Written problem:
Leave out the pictures and repeat exactly the lines between the one containing "Write the matplotlib code for this chart." and the one containing "39.6, 43.0, 46.8]", inclusive.

----

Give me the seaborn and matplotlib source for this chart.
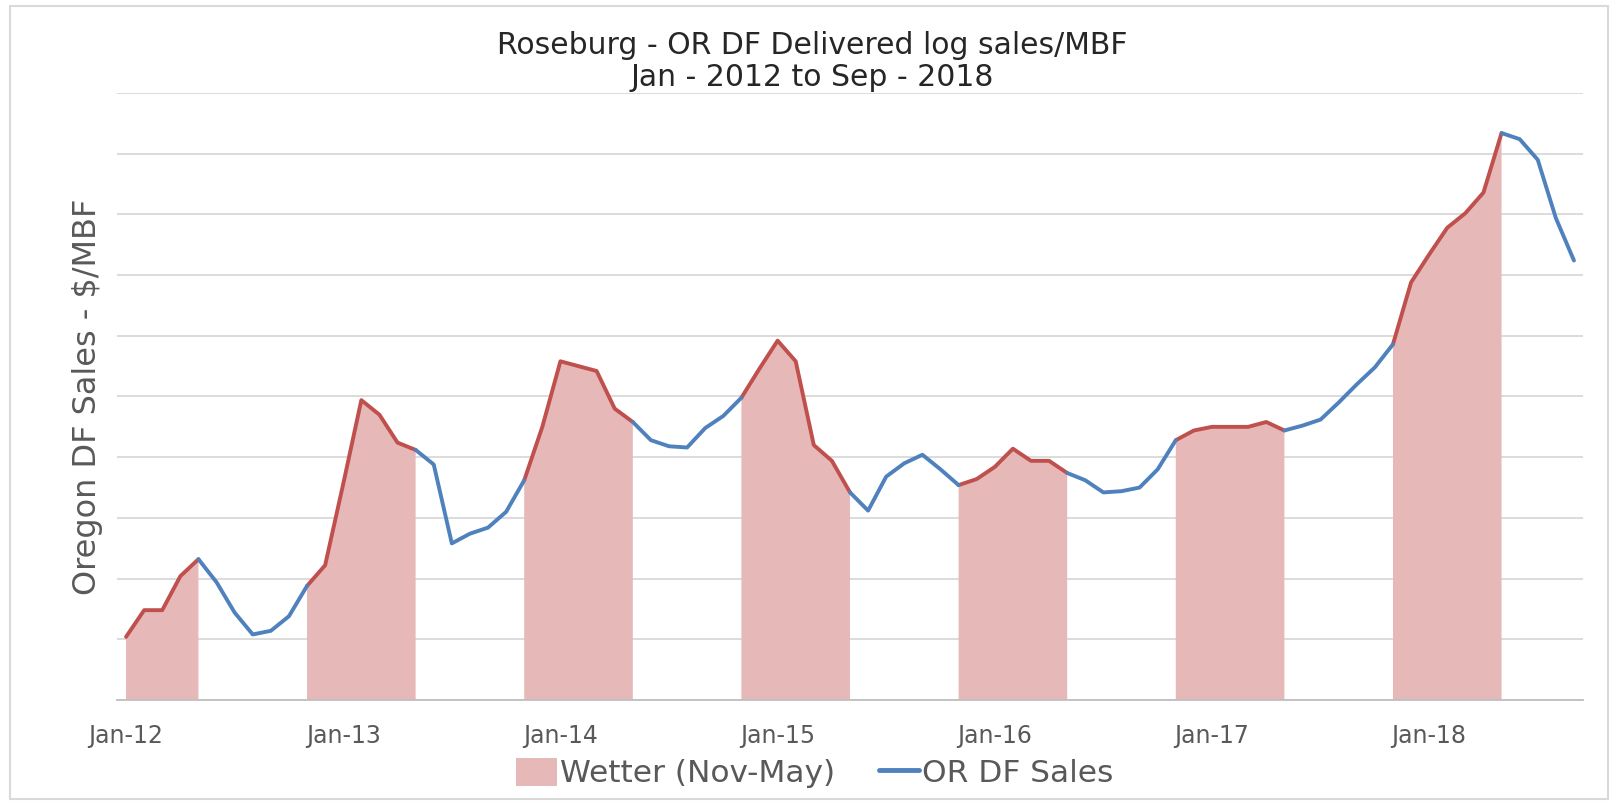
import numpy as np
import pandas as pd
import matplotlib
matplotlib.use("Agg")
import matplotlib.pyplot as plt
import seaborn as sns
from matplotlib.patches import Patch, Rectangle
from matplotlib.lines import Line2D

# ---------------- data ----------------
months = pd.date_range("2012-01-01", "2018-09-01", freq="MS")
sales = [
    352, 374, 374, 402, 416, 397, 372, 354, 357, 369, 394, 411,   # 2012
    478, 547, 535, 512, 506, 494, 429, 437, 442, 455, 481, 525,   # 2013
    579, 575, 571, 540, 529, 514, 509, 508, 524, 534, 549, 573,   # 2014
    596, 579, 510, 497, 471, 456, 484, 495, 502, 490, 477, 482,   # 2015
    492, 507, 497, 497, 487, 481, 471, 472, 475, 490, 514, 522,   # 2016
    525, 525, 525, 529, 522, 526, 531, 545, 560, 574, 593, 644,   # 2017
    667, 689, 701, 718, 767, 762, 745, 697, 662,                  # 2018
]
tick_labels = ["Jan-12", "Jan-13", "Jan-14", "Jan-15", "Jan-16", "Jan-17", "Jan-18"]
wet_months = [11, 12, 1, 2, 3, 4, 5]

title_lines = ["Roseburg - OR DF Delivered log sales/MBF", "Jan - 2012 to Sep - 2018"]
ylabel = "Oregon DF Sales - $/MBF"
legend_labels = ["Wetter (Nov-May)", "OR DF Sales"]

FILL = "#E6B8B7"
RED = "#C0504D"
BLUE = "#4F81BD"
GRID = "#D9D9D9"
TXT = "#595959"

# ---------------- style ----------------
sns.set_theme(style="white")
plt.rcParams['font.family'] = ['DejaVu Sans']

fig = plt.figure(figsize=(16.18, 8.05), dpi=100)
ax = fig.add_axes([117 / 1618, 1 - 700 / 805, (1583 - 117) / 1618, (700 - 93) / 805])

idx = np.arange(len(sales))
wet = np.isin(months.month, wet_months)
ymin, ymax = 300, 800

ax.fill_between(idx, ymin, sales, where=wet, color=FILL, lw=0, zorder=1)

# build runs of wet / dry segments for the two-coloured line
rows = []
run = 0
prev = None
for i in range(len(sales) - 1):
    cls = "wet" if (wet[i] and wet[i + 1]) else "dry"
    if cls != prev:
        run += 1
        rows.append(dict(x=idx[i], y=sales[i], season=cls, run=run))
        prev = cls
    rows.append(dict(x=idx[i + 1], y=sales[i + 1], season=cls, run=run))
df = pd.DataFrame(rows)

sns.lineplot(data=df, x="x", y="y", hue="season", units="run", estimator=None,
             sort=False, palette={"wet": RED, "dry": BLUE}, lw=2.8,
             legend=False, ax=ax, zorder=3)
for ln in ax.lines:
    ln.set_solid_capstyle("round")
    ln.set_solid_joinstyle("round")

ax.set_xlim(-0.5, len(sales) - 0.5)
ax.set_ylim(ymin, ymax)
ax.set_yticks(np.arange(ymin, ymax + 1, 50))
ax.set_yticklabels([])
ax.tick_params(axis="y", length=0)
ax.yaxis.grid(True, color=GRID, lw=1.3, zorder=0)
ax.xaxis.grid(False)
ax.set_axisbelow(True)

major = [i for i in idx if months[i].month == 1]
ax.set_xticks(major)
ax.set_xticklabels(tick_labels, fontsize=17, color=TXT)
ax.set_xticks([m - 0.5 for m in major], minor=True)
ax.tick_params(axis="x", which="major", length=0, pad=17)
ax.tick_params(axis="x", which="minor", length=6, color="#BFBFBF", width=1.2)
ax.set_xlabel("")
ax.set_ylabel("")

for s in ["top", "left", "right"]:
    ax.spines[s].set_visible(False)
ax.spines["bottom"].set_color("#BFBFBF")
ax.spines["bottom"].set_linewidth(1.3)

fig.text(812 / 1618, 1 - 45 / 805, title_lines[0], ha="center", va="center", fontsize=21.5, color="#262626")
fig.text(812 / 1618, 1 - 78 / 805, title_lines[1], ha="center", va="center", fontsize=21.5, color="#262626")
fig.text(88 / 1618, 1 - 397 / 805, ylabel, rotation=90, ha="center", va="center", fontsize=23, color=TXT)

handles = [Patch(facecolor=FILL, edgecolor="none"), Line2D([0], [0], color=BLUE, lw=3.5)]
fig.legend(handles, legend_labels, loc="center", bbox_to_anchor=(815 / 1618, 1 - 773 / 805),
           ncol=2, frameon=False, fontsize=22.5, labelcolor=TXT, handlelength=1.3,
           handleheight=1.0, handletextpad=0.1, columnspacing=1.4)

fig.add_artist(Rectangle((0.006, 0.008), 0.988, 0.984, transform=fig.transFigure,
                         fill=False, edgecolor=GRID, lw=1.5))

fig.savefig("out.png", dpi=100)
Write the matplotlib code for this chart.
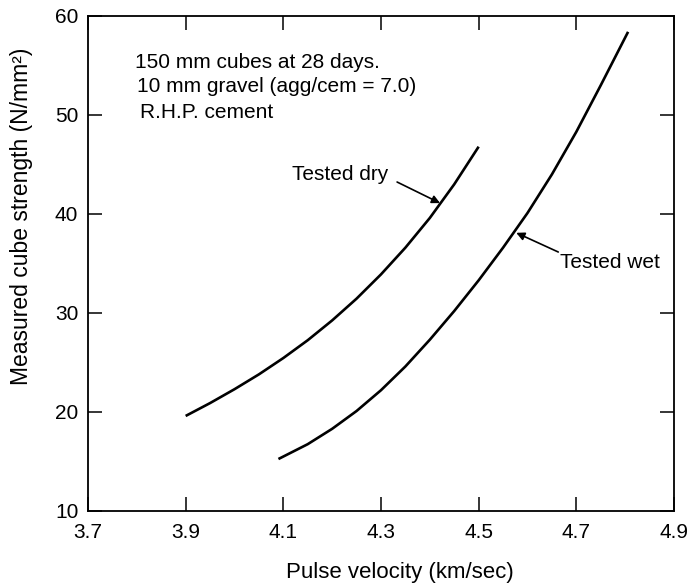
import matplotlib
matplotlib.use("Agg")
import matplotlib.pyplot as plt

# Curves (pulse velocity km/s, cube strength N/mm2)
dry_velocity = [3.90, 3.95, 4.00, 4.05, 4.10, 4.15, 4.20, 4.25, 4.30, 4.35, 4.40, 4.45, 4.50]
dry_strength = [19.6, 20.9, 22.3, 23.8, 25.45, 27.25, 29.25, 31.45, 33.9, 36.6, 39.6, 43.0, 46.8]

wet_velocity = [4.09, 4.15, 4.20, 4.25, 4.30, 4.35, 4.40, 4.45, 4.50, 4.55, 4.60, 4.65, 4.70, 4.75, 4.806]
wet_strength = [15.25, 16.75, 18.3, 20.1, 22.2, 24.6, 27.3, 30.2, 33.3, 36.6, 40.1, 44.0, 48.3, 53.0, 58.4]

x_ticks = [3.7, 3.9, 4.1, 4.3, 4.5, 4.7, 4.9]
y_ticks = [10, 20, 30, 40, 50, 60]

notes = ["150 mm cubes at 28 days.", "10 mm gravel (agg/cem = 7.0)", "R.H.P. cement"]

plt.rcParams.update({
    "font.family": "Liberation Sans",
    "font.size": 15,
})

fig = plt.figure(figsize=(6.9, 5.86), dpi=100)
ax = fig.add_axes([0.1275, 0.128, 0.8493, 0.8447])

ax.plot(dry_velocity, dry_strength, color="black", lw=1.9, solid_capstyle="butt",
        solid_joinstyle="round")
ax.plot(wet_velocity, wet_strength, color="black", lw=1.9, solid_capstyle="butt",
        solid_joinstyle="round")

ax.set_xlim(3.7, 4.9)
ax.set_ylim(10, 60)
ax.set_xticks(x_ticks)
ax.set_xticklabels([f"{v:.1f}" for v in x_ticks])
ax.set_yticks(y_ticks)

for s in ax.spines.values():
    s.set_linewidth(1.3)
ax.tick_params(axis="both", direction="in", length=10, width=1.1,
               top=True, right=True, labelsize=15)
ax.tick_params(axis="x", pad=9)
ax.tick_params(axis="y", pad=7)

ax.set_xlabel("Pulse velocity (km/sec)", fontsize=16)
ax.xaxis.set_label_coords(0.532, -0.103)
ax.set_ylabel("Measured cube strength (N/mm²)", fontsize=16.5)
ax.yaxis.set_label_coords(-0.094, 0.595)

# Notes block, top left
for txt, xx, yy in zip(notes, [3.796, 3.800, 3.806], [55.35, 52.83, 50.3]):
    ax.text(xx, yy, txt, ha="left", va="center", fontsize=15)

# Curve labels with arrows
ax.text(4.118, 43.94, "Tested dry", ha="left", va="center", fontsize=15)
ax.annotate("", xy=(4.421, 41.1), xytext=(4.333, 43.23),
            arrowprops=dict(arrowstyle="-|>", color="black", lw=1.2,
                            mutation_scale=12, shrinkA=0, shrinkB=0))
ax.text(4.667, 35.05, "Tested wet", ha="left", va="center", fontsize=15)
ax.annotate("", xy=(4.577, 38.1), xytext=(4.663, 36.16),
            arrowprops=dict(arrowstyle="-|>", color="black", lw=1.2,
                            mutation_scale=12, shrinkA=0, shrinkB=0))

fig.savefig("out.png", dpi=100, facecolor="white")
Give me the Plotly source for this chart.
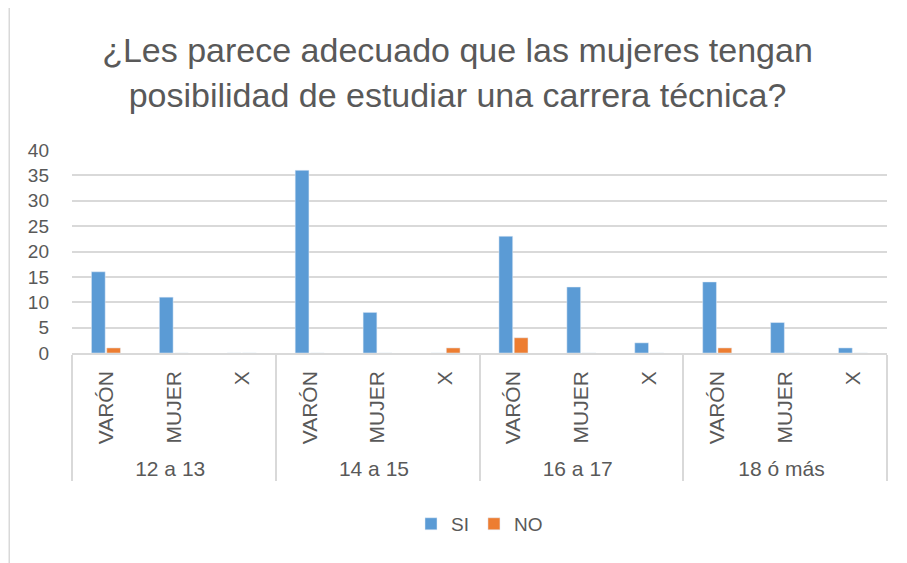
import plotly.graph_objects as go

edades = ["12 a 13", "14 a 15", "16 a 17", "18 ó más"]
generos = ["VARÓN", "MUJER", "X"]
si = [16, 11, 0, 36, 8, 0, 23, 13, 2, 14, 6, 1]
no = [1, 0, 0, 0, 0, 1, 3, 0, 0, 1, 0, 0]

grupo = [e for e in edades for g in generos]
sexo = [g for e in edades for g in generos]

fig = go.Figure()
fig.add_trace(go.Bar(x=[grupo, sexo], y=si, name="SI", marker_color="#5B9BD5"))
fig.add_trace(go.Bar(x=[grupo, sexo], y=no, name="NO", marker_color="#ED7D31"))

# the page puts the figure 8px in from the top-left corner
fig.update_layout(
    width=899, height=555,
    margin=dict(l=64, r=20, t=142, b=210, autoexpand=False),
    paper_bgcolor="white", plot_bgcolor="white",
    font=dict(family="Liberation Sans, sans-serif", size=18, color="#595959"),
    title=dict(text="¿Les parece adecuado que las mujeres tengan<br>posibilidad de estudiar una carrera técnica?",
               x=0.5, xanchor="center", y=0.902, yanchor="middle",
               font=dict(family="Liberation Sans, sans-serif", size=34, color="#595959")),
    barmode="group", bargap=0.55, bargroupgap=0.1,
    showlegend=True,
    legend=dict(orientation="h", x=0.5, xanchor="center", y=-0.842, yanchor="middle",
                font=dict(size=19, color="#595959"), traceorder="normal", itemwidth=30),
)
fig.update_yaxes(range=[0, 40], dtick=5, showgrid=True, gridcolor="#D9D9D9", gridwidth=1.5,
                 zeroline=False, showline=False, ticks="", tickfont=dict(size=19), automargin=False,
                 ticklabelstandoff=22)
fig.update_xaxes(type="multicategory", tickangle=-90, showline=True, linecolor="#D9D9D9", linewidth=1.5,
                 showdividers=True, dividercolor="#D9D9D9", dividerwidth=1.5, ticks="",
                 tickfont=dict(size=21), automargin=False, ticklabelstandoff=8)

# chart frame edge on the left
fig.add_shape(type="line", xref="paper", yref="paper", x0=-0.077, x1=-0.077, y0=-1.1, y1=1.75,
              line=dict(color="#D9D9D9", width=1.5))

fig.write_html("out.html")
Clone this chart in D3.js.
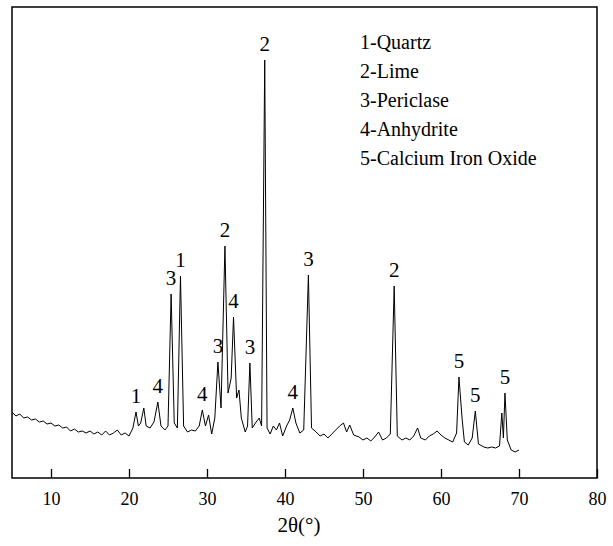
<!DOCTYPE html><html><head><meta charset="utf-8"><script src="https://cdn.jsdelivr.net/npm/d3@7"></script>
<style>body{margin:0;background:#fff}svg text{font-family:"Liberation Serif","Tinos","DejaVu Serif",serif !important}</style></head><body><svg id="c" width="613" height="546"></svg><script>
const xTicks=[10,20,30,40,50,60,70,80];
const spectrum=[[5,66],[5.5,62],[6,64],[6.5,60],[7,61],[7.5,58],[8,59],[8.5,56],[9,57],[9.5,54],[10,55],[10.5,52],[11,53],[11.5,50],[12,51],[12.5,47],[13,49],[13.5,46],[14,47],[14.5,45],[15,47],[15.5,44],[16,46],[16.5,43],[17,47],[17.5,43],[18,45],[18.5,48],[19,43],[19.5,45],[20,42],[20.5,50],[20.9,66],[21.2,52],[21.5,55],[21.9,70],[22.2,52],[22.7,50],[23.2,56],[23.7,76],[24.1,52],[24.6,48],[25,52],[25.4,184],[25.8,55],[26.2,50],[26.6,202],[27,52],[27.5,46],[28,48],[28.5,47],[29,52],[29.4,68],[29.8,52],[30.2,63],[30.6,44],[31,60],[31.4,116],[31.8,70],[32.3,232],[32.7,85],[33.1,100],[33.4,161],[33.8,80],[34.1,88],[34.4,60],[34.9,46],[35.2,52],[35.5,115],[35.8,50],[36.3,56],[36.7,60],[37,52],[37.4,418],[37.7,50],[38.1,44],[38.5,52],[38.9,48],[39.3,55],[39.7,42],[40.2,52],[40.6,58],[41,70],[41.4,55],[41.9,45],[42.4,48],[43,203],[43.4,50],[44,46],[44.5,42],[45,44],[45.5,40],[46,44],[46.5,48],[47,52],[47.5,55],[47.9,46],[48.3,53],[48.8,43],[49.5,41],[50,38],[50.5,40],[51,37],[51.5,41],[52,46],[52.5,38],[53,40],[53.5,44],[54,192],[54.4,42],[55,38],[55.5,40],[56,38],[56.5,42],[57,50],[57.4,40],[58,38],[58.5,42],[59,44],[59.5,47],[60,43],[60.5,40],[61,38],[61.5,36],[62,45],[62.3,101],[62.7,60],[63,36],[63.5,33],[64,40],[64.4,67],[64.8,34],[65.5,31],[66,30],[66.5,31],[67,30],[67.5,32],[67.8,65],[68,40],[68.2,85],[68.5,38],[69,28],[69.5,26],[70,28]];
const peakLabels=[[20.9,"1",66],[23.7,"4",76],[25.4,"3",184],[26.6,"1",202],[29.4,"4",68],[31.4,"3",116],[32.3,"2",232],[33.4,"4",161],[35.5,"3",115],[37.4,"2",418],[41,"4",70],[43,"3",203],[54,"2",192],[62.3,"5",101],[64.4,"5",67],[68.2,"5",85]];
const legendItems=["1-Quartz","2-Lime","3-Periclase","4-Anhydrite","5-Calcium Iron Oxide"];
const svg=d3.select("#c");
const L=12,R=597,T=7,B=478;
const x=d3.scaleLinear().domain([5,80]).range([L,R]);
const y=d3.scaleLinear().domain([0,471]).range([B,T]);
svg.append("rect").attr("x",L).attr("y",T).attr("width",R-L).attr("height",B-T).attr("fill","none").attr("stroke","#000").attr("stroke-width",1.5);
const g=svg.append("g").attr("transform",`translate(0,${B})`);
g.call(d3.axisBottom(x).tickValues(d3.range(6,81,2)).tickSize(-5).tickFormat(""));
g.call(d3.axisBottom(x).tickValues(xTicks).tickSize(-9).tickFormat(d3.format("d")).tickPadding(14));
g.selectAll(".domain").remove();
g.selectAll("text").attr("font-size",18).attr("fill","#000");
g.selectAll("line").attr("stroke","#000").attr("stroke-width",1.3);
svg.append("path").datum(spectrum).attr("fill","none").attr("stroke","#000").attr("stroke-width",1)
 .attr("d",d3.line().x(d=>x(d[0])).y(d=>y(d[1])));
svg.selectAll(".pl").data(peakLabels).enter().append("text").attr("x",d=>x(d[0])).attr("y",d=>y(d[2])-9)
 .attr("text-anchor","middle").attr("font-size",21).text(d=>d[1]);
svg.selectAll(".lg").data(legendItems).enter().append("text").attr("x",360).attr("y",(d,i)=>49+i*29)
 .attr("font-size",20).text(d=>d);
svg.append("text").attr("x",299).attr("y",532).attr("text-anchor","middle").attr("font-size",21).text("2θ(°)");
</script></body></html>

----

Response to the exercise:
Write the matplotlib code for this chart.
import matplotlib
matplotlib.use("Agg")
import matplotlib.pyplot as plt

# Curves (pulse velocity km/s, cube strength N/mm2)
dry_velocity = [3.90, 3.95, 4.00, 4.05, 4.10, 4.15, 4.20, 4.25, 4.30, 4.35, 4.40, 4.45, 4.50]
dry_strength = [19.6, 20.9, 22.3, 23.8, 25.45, 27.25, 29.25, 31.45, 33.9, 36.6, 39.6, 43.0, 46.8]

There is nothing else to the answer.